In the first game of the season whitewash was avoided, Ireland defeating Scotland 12-9 after the Scottish captain Douglas Morgan disdained a last-minute penalty and instead opted to go for a try and a win. There was something essentially rugby about the quixotic nature of the gesture. Ward led the way for Ireland and was even better in the second game, a one-point defeat against a French team who'd been fancied to hammer us in the Parc des Princes. On an icy pitch, Ward glided, sidestepped and drifted past would-be tacklers, kicked with precision and had the air of a man who'd worked out exactly how this game could be played in the most attractive fashion.
Which brings us to Wales and March 4 - the day I fell in love. That Welsh team is probably the best there's ever been from these islands and they looked set for their annual cakewalk when they shot into a 13-3 lead, all the points coming from their blond-haired centre Steve Fenwick.
That was when Moss Keane took a hand. Distance lends enchantment, of course, and I am no doubt sentimental about this particular game, but I'm not sure if I've ever seen anyone play with such fire and fury in the Irish jersey. They talk about players putting the team up on their back and that's exactly what happened that day. Only in this case it was the Welsh team on Moss Keane's back, four and five of them at a time trying to stop these crazed surges forward which scattered their compatriots like ninepins.
There was something about these runs which seemed to transcend not just rugby but sport itself. The closest analogy I can think of is to a character from the 2000AD comic, the Celtic warrior Slaine, who would go into a 'warp spasm' and floor all round him. The idea of rugby as some kind of effete posh-boys' game was eternally disproved by the big Kerryman. It was as though between them Ward and Keane had combined to show all the facets of what made rugby special, its opportunities for the expression of subtlety and strength, passion and craft, heart and brain, cunning and violence.

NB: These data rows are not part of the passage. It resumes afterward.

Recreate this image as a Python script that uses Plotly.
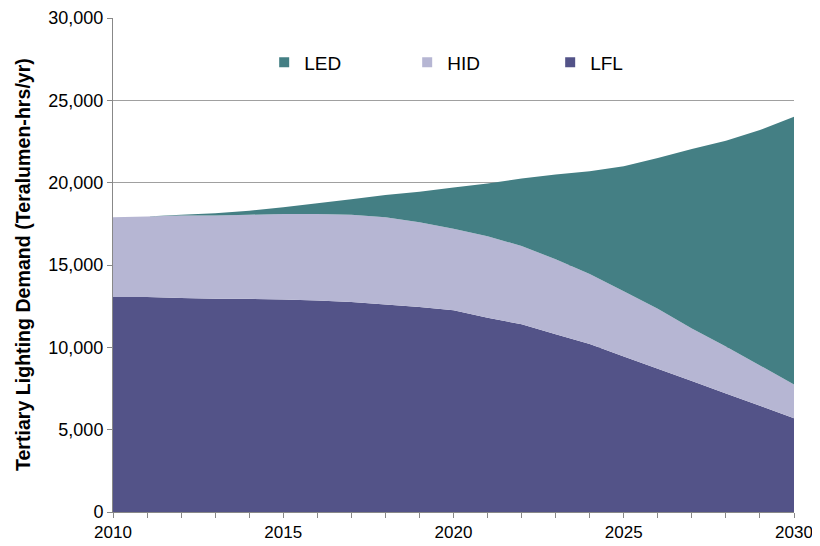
import plotly.graph_objects as go

years = list(range(2010, 2031))
lfl = [13050, 13050, 13000, 12950, 12950, 12900, 12850, 12750, 12600, 12450, 12250,
       11800, 11400, 10800, 10200, 9450, 8700, 7950, 7200, 6450, 5700]
hid = [4850, 4900, 5000, 5050, 5100, 5200, 5250, 5300, 5300, 5150, 4950,
       4950, 4750, 4550, 4250, 3950, 3650, 3200, 2850, 2450, 2050]
led = [0, 0, 50, 150, 250, 400, 650, 950, 1350, 1850, 2500,
       3200, 4100, 5150, 6250, 7600, 9150, 10900, 12500, 14300, 16250]

series = [("LFL", lfl, "#535388"), ("HID", hid, "#b6b6d3"), ("LED", led, "#447f84")]

fig = go.Figure()
for name, vals, col in series:
    fig.add_trace(go.Scatter(x=years, y=vals, name=name, stackgroup="one",
                             mode="none", fillcolor=col, showlegend=False))
# square legend keys
for name, vals, col in series:
    fig.add_trace(go.Scatter(x=[None], y=[None], name=name, mode="markers",
                             marker=dict(symbol="square", size=10, color=col)))

# page body has an 8px margin, so the figure is a little smaller than the window
fig.update_layout(
    width=812, height=538,
    margin=dict(l=105, r=26, t=10, b=34),
    plot_bgcolor="white", paper_bgcolor="white",
    font=dict(family="Liberation Sans, Arial", size=18, color="#000"),
    legend=dict(orientation="h", x=0.222, y=0.91, xanchor="left", yanchor="middle",
                traceorder="reversed", entrywidth=98, font=dict(size=19),
                bgcolor="rgba(0,0,0,0)"),
    showlegend=True,
)
fig.update_xaxes(range=[2010, 2030], tick0=2010, dtick=5, ticks="outside", ticklen=5,
                 tickcolor="#888", showline=True, linecolor="#888", showgrid=False,
                 zeroline=False, automargin=False, ticklabeloverflow="allow",
                 tickfont=dict(size=17),
                 minor=dict(dtick=1, ticks="outside", ticklen=5, tickcolor="#888", showgrid=False))
fig.update_yaxes(range=[0, 30000], dtick=5000, tickformat=",", ticks="outside", ticklen=5,
                 tickcolor="#888", showline=True, linecolor="#888", showgrid=True,
                 gridcolor="#a0a0a0", zeroline=False, automargin=False,
                 ticklabeloverflow="allow")
fig.add_annotation(text="<b>Tertiary Lighting Demand (Teralumen-hrs/yr)</b>",
                   xref="paper", yref="paper", x=-0.132, y=0.5, xanchor="center",
                   yanchor="middle", textangle=-90, showarrow=False, font=dict(size=19.6))

fig.write_html("out.html")
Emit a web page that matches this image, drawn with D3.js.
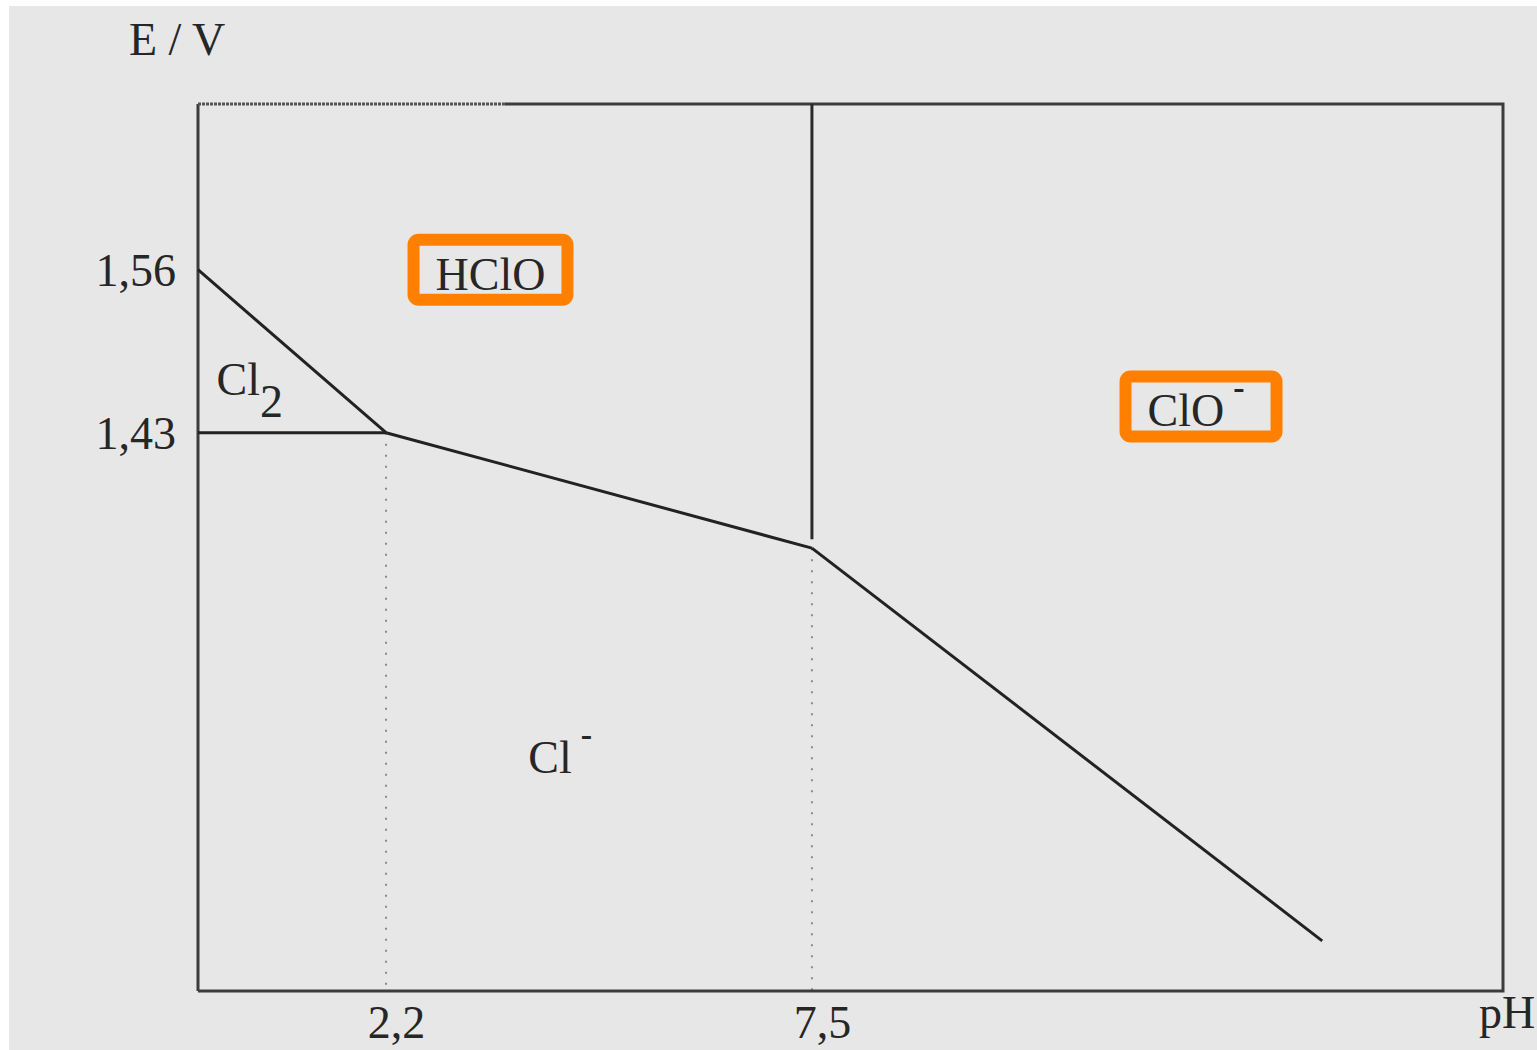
<!DOCTYPE html>
<html>
<head>
<meta charset="utf-8">
<script src="https://cdn.jsdelivr.net/npm/d3@7/dist/d3.min.js"></script>
<style>
  html, body { margin: 0; padding: 0; background: #ffffff; }
  svg { display: block; }
  text { font-family: "Liberation Serif", "DejaVu Serif", serif; fill: #262626; }
</style>
</head>
<body>
<svg id="chart" width="1537" height="1050"></svg>
<script>
// Potential–pH (Pourbaix) diagram of chlorine species
const phExtent = [-0.14, 16.1];        // pH span of the frame
const eExtent = [0.985, 1.692];        // E / V span of the frame

const phTicks = [2.2, 7.5];
const phTickLabels = ["2,2", "7,5"];
const eTicks = [1.56, 1.43];
const eTickLabels = ["1,56", "1,43"];

// Boundary lines between predominance regions, as [pH, E] points
const boundaryCl2HClO = [[-0.14, 1.56], [2.2, 1.43]];
const boundaryCl2Cl = [[-0.14, 1.43], [2.2, 1.43]];
const boundaryHClOCl = [[2.2, 1.43], [7.5, 1.338]];
const boundaryClOCl = [[7.5, 1.338], [13.85, 1.025]];
const boundaryHClOClO = [[7.5, 1.692], [7.5, 1.345]];

// Guide lines dropped from the triple points to the pH axis
const guideLines = [
  [[2.2, 1.43], [2.2, 0.985]],
  [[7.5, 1.338], [7.5, 0.985]]
];

// Species names and where each is written: [pH, E]
const species = [
  { name: "HClO", sup: "", sub: "", at: [3.5, 1.544], boxed: true, anchor: "middle" },
  { name: "ClO", sup: "-", sub: "", at: [12.28, 1.435], boxed: true, anchor: "middle" },
  { name: "Cl", sup: "", sub: "2", at: [0.09, 1.460], boxed: false, anchor: "start" },
  { name: "Cl", sup: "-", sub: "", at: [3.97, 1.159], boxed: false, anchor: "start" }
];

const svg = d3.select("#chart");

// paper background
svg.append("rect")
  .attr("x", 9).attr("y", 6)
  .attr("width", 1537 - 9).attr("height", 1050 - 6)
  .attr("fill", "#e7e7e7");

const x = d3.scaleLinear().domain(phExtent).range([198, 1503]);
const y = d3.scaleLinear().domain(eExtent).range([991, 104]);

const line = d3.line().x(d => x(d[0])).y(d => y(d[1]));

// dotted guides
svg.selectAll("path.guide")
  .data(guideLines)
  .join("path")
  .attr("class", "guide")
  .attr("d", line)
  .attr("fill", "none")
  .attr("stroke", "#8a8a8a")
  .attr("stroke-width", 2)
  .attr("stroke-dasharray", "2,9");

// frame
const frameStroke = "#3c3c3c";
svg.append("path")
  .attr("d", `M${x(phExtent[0])},${y(eExtent[0])}V${y(eExtent[1])}`)
  .attr("stroke", frameStroke).attr("stroke-width", 3).attr("fill", "none");
svg.append("path")
  .attr("d", `M${x(phExtent[0])},${y(eExtent[0])}H${x(phExtent[1])}V${y(eExtent[1])}H${x(3.68)}`)
  .attr("stroke", frameStroke).attr("stroke-width", 3).attr("fill", "none");
// the worn left part of the top edge
svg.append("path")
  .attr("d", `M${x(phExtent[0])},${y(eExtent[1])}H${x(3.68)}`)
  .attr("stroke", "#555").attr("stroke-width", 3).attr("fill", "none")
  .attr("stroke-dasharray", "3,1");

// boundaries
svg.selectAll("path.boundary")
  .data([boundaryCl2HClO, boundaryCl2Cl, boundaryHClOCl, boundaryClOCl])
  .join("path")
  .attr("class", "boundary")
  .attr("d", line)
  .attr("fill", "none")
  .attr("stroke", "#222")
  .attr("stroke-width", 3)
  .attr("stroke-linejoin", "round");

svg.append("path")
  .attr("d", line(boundaryHClOClO))
  .attr("fill", "none")
  .attr("stroke", "#2a2a2a")
  .attr("stroke-width", 3);

// axes: label-only ticks
const xAxis = d3.axisBottom(x)
  .tickValues(phTicks)
  .tickFormat((d, i) => phTickLabels[i])
  .tickSize(0);
const gx = svg.append("g").attr("transform", `translate(0,${y(eExtent[0])})`).call(xAxis);
gx.select(".domain").remove();
gx.selectAll("text")
  .attr("font-size", 46)
  .attr("font-family", "Liberation Serif")
  .attr("fill", "#262626")
  .attr("dx", 10)
  .attr("dy", 0)
  .attr("y", 47);

const yAxis = d3.axisLeft(y)
  .tickValues(eTicks)
  .tickFormat((d, i) => eTickLabels[i])
  .tickSize(0);
const gy = svg.append("g").attr("transform", `translate(${x(phExtent[0])},0)`).call(yAxis);
gy.select(".domain").remove();
gy.selectAll("text")
  .attr("font-size", 46)
  .attr("font-family", "Liberation Serif")
  .attr("fill", "#262626")
  .attr("x", -22)
  .attr("dy", 16);

// axis titles
svg.append("text")
  .attr("x", 129).attr("y", 55)
  .attr("font-size", 46)
  .text("E / V");
svg.append("text")
  .attr("x", 1479).attr("y", 1028)
  .attr("font-size", 46)
  .text("pH");

// species labels
species.forEach(s => {
  const t = svg.append("text")
    .attr("x", x(s.at[0]))
    .attr("y", y(s.at[1]))
    .attr("font-size", 46)
    .attr("text-anchor", s.anchor);
  t.append("tspan").text(s.name);
  if (s.sub) {
    t.append("tspan").attr("dy", 22).text(s.sub);
  }
  if (s.sup) {
    t.append("tspan")
      .attr("dx", 9).attr("dy", -27)
      .attr("font-size", 34)
      .attr("font-weight", "bold")
      .text(s.sup);
  }
  if (s.boxed) {
    const bb = t.node().getBBox();
    const base = y(s.at[1]);
    const padL = s.sup ? 22 : 22;
    const padR = s.sup ? 32 : 22;
    svg.insert("rect", () => t.node())
      .attr("x", bb.x - padL)
      .attr("y", base - 50)
      .attr("width", bb.width + padL + padR)
      .attr("height", 60)
      .attr("rx", 5)
      .attr("fill", "none")
      .attr("stroke", "#ff8000")
      .attr("stroke-width", 12);
  }
});
</script>
</body>
</html>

Which brings us to that high kick. Hanging up there so long that when it landed JPR - the best full-back in the world under a high ball - got the Irish pursuers at the same time and sent his attempted clearance kick 30 yards behind himself and over his line, where after a crazed chase Johnny Moloney got there first to bring Ireland level with time running out.
There would be no fairytale. JJ Williams got a late try to get Wales, en route to a Grand Slam, home. Ward equalled the championship record for points scored that year and Moss Keane had a good few more of those runs left in him before he quit.
It was Keane and Ward for me. Maybe it was Dean and Fitzgerald for you. O'Driscoll and D'Arcy. Or O'Gara and O'Connell. God knows we haven't been short of heroes. And there'll be some ten-year-old kid today for whom something will click when he sees Furlong and Murray or Best and Henshaw do their thing.
That's the great thing about the start of a Six Nations Championship. It's not just the prospect of what's ahead of us which makes it so exciting, it's the memories it prompts of what happened in the past.
So this week I'll be thinking of Murray sniping, of Furlong charging, of Sexton probing and Toner soaring. But I'll also be thinking of Ward gliding, of Keane bullocking, of Trevor Ringland getting over in the last minute, of Gerry McLoughlin being horsed over the line, of Shane Horgan stretching his arm out that extra inch, of O'Driscoll's hat-trick and many more.
And also of a strange notion I have that every time an Irish team takes the field, they're participating not just in that day's contest but in a long, long match which has been going on ever since this championship began. What a game it's been.